* [Exercise prompt] Repeat exactly the lines from the start of the material below up to and including the "ax.spines['right'].set_visible(False)" line.

------

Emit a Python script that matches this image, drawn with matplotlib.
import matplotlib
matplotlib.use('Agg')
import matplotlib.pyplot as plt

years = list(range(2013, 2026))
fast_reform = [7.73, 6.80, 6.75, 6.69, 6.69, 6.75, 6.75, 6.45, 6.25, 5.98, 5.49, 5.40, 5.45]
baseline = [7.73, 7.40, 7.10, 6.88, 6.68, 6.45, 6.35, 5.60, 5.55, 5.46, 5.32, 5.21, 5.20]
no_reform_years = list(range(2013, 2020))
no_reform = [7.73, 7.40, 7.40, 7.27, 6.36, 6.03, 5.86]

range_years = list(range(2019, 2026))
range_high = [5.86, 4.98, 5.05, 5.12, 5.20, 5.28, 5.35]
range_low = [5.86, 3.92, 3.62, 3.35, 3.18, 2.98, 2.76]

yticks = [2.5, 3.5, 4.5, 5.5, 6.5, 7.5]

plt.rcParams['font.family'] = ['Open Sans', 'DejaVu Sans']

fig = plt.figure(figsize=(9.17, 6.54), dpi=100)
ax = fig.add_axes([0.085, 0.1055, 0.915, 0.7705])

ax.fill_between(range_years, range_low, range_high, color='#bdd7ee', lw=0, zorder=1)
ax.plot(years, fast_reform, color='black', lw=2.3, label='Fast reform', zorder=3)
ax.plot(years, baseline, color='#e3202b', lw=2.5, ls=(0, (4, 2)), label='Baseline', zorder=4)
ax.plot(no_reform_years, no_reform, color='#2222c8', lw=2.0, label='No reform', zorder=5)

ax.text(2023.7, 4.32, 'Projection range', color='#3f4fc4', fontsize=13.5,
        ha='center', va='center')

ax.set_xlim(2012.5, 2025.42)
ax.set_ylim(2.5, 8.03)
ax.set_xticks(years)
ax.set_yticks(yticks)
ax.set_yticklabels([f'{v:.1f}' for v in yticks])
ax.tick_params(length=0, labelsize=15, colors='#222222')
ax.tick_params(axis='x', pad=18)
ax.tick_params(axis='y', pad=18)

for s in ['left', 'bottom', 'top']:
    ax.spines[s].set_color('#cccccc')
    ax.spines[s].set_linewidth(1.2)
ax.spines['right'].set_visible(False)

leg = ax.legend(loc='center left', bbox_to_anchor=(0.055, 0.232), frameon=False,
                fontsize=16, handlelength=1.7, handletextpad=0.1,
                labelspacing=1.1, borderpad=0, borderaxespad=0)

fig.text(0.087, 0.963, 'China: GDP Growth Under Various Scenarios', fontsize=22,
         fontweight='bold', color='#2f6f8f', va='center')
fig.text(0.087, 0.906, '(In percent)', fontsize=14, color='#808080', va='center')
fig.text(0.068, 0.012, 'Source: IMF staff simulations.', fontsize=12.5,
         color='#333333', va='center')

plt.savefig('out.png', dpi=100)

------

* [Correct response]
Emit a Python script that matches this image, drawn with matplotlib.
import matplotlib
matplotlib.use('Agg')
import matplotlib.pyplot as plt

years = list(range(2013, 2026))
fast_reform = [7.73, 6.80, 6.75, 6.69, 6.69, 6.75, 6.75, 6.45, 6.25, 5.98, 5.49, 5.40, 5.45]
baseline = [7.73, 7.40, 7.10, 6.88, 6.68, 6.45, 6.35, 5.60, 5.55, 5.46, 5.32, 5.21, 5.20]
no_reform_years = list(range(2013, 2020))
no_reform = [7.73, 7.40, 7.40, 7.27, 6.36, 6.03, 5.86]

range_years = list(range(2019, 2026))
range_high = [5.86, 4.98, 5.05, 5.12, 5.20, 5.28, 5.35]
range_low = [5.86, 3.92, 3.62, 3.35, 3.18, 2.98, 2.76]

yticks = [2.5, 3.5, 4.5, 5.5, 6.5, 7.5]

plt.rcParams['font.family'] = ['Open Sans', 'DejaVu Sans']

fig = plt.figure(figsize=(9.17, 6.54), dpi=100)
ax = fig.add_axes([0.085, 0.1055, 0.915, 0.7705])

ax.fill_between(range_years, range_low, range_high, color='#bdd7ee', lw=0, zorder=1)
ax.plot(years, fast_reform, color='black', lw=2.3, label='Fast reform', zorder=3)
ax.plot(years, baseline, color='#e3202b', lw=2.5, ls=(0, (4, 2)), label='Baseline', zorder=4)
ax.plot(no_reform_years, no_reform, color='#2222c8', lw=2.0, label='No reform', zorder=5)

ax.text(2023.7, 4.32, 'Projection range', color='#3f4fc4', fontsize=13.5,
        ha='center', va='center')

ax.set_xlim(2012.5, 2025.42)
ax.set_ylim(2.5, 8.03)
ax.set_xticks(years)
ax.set_yticks(yticks)
ax.set_yticklabels([f'{v:.1f}' for v in yticks])
ax.tick_params(length=0, labelsize=15, colors='#222222')
ax.tick_params(axis='x', pad=18)
ax.tick_params(axis='y', pad=18)

for s in ['left', 'bottom', 'top']:
    ax.spines[s].set_color('#cccccc')
    ax.spines[s].set_linewidth(1.2)
ax.spines['right'].set_visible(False)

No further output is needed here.